In that moment, she did not know that she would not fully inhale or exhale for a long time. The intense trauma of losing her beloved son would literally stop her breath.

She would live. She would work. She would drive and eat and exercise and visit family and live through holidays and continue with life while feeling as if her heart had been cut out of her.

But unbeknownst to her…she was only breathing enough to stay alive. Panicked breaths. Shallow breaths. Breaths to protect her heart.

She eventually met the man. The man who explained why she was always getting sick with chest colds. The grief. The grief was stuck in her chest and would not allow her to breathe properly.

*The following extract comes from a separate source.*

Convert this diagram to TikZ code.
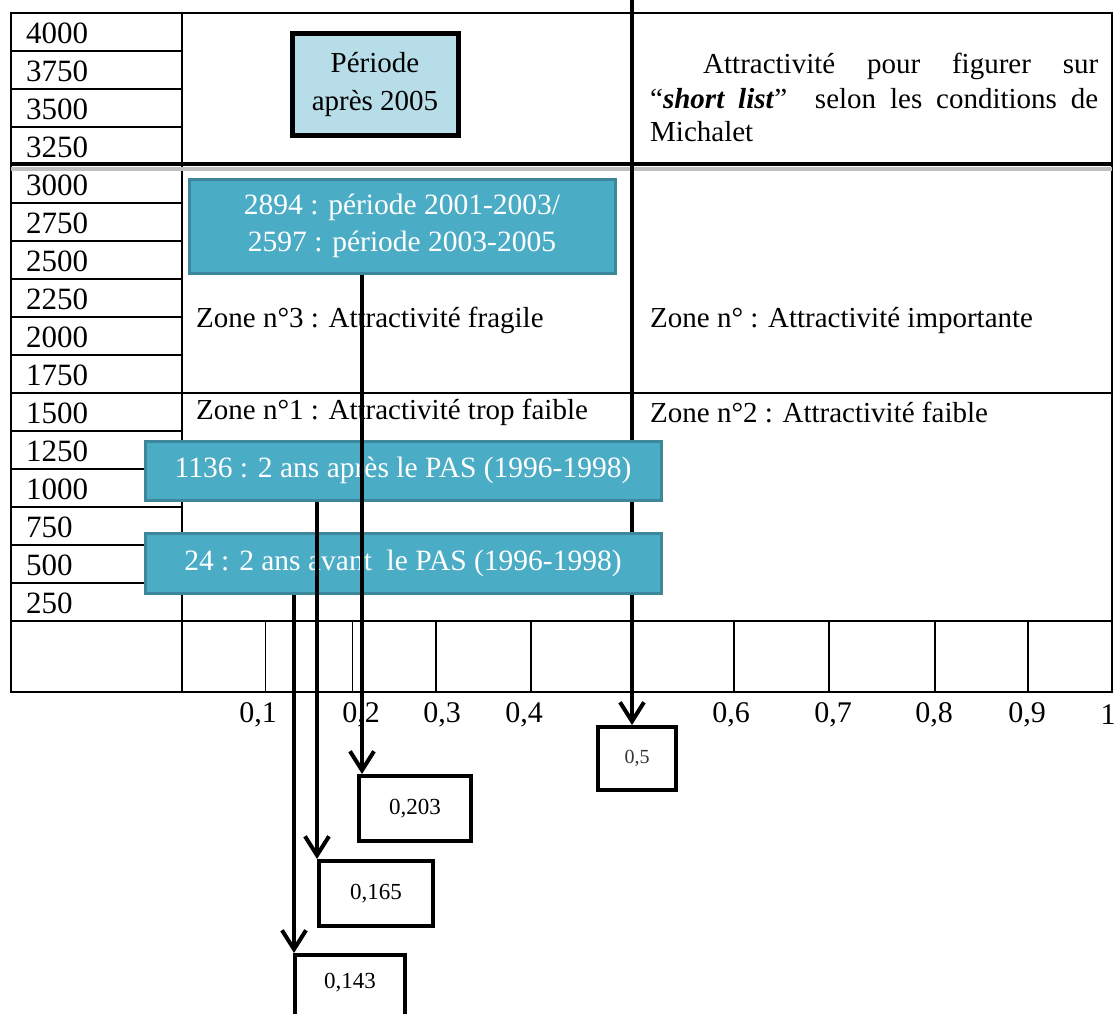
\documentclass[tikz,border=0pt]{standalone}
\usepackage{fontspec}
\setmainfont{Liberation Serif}
\usetikzlibrary{arrows.meta}
\definecolor{tealfill}{HTML}{4BACC6}
\definecolor{tealborder}{HTML}{3D879B}
\definecolor{paleblue}{HTML}{B7DDE8}
\begin{document}
\begin{tikzpicture}[x=1pt,y=-1pt,
  gridline/.style={line width=1.6pt},
  thingrid/.style={line width=0.8pt},
  lab/.style={font=\fontsize{29}{33}\selectfont, anchor=west, inner sep=0pt},
  numlab/.style={font=\fontsize{31}{33}\selectfont, anchor=west, inner sep=0pt},
  axlab/.style={font=\fontsize{30}{33}\selectfont, inner sep=0pt},
  tealbox/.style={draw=tealborder, line width=3pt, fill=tealfill, text=white,
    font=\fontsize{29.5}{37}\selectfont, align=center, inner sep=0pt},
  periodbox/.style={draw, line width=5pt, fill=paleblue,
    font=\fontsize{29}{38}\selectfont, align=center, inner sep=0pt},
  valbox/.style={draw, line width=4pt, fill=white, inner sep=0pt,
    font=\fontsize{23}{26}\selectfont},
  arr/.style={line width=4pt, -{Straight Barb[length=19pt,width=24pt]}},
]
\useasboundingbox (0,0) rectangle (1116,1013);
\clip (0,0) rectangle (1116,1013);
\fill[white] (0,0) rectangle (1116,1013);

% ---- table grid ----
\draw[gridline] (11,13) rectangle (1112,692);
\draw[gridline] (182,13) -- (182,692);
\foreach \yy in {51,89,127,203,241,279,317,355,431,469,507,545,583}
  \draw[gridline] (11,\yy) -- (182,\yy);
\draw[gridline] (11,393) -- (1112,393);
\draw[gridline] (11,621) -- (1112,621);
\foreach \xx in {436,531,734,829,935,1028}
  \draw[gridline] (\xx,621) -- (\xx,692);
\foreach \xx in {265,352}
  \draw[thingrid] (\xx,621) -- (\xx,692);
% thick separator with shadow
\draw[line width=4pt, black!25] (11,169) -- (1112,169);
\draw[line width=4.5pt] (11,164) -- (1112,164);

% ---- left column values ----
\foreach \v [count=\i from 0] in {4000,3750,3500,3250,3000,2750,2500,2250,2000,1750,1500,1250,1000,750,500,250}
  \node[numlab] (v\v) at (26,{33+38*\i}) {\v};

% ---- zone texts ----
\node[lab] (z3) at (196,320) {Zone n°3 : Attractivité fragile};
\node[lab] (z4) at (650,320) {Zone n° : Attractivité importante};
\node[lab] (z1) at (196,412) {Zone n°1 : Attractivité trop faible};
\node[lab] (z2) at (650,412) {Zone n°2 : Attractivité faible};

% ---- top right text ----
\node[lab] (t1) at (703,66) {\makebox[395pt][s]{Attractivité pour figurer sur}};
\node[lab] (t2) at (650,99) {\makebox[448pt][s]{“\textbf{\textit{short list}}” \ selon les conditions de}};
\node[lab] (t3) at (650,132) {Michalet};

% ---- axis labels ----
\foreach \t/\xx in {0{,}1/258,0{,}2/361,0{,}3/442,0{,}4/524,0{,}6/731,0{,}7/833,0{,}8/934,0{,}9/1027,1/1108}
  \node[axlab] at (\xx,715) {\t};

% ---- coordinates for arrows ----
\coordinate (x5) at (632,0);
\coordinate (x203) at (362,0);
\coordinate (x165) at (317,0);
\coordinate (x143) at (294,0);

% ---- value boxes ----
\node[valbox, minimum width=78pt, minimum height=63pt, font=\fontsize{20}{24}\selectfont, text=black!80] (p5) at (637,758.5) {0,5};
\node[valbox, minimum width=112pt, minimum height=65pt] (p203) at (415,808.5) {0,203};
\node[valbox, minimum width=114pt, minimum height=65pt] (p165) at (376,893.5) {0,165};
\node[valbox, minimum width=110pt, minimum height=80pt] (p143) at (350,995) {};
\node[font=\fontsize{23}{26}\selectfont, inner sep=0pt] (t143) at (350,983) {0,143};

% ---- long arrow at 0,5 (behind teal boxes) ----
\draw[arr] (x5) -- (x5 |- p5.north);

% ---- boxes ----
\node[periodbox, minimum width=166pt, minimum height=102pt] (per) at (375,84) {Période\\après 2005};
\node[tealbox, minimum width=426pt, minimum height=94pt] (b2894) at (402,226)
  {2894 : période 2001-2003/\\2597 : période 2003-2005};
\node[tealbox, minimum width=516pt, minimum height=59pt] (b1136) at (403,470.5)
  {1136 : 2 ans après le PAS (1996-1998)};
\node[tealbox, minimum width=516pt, minimum height=60pt] (b24) at (403,563)
  {24 : 2 ans avant \ le PAS (1996-1998)};

% ---- arrows ----
\draw[arr] (b2894.south -| x203) -- (p203.north -| x203);
\draw[arr] (b1136.south -| x165) -- (p165.north -| x165);
\draw[arr] (b24.south -| x143) -- (p143.north -| x143);
\end{tikzpicture}
\end{document}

He said, “You need to breathe. Deeply.”

She said, “ I can’t. My lungs do not work anymore. They are stuck. They only work halfway.” He said, “ When was the last time you took a deep breath?”  She said, “The last time I let myself feel something.”

He helped her realize that in order to breath again, she needed to “work through” the grief. She needed to release the gasp and feel the pain.

She was terrified of feeling, but even more tired of always being sick. She learned to feel again….to cry and scream and moan and “work through” the trauma.

She learned that to really live in the present, she had to breath deeply and take in all of the feelings, even the ones that are heart breaking. To consciously and calmly breath deeply and allow all of life to fill her lungs. Fill her up with the joy, and happiness, the pain and sorrow.

To pull it all into her heart. To breath into her heart….to open up her heart…to not allow her heart to get numb and hard. To feel again.

She read something somewhere. It said, “There are two basic steps for creativity to find its way: quiet and an uninterrupted stretch of time for the mind to dwell on, and bend to its own variations, any event, catastrophe, or idea presented to it.”

She got quiet, the released the gasp, she learned to take uninterrupted stretches of time for her mind to dwell on and bend the catastrophe to her own variation. A livable/breathable variation. A life giving variation. A variation that allowed her to breathe deeply again.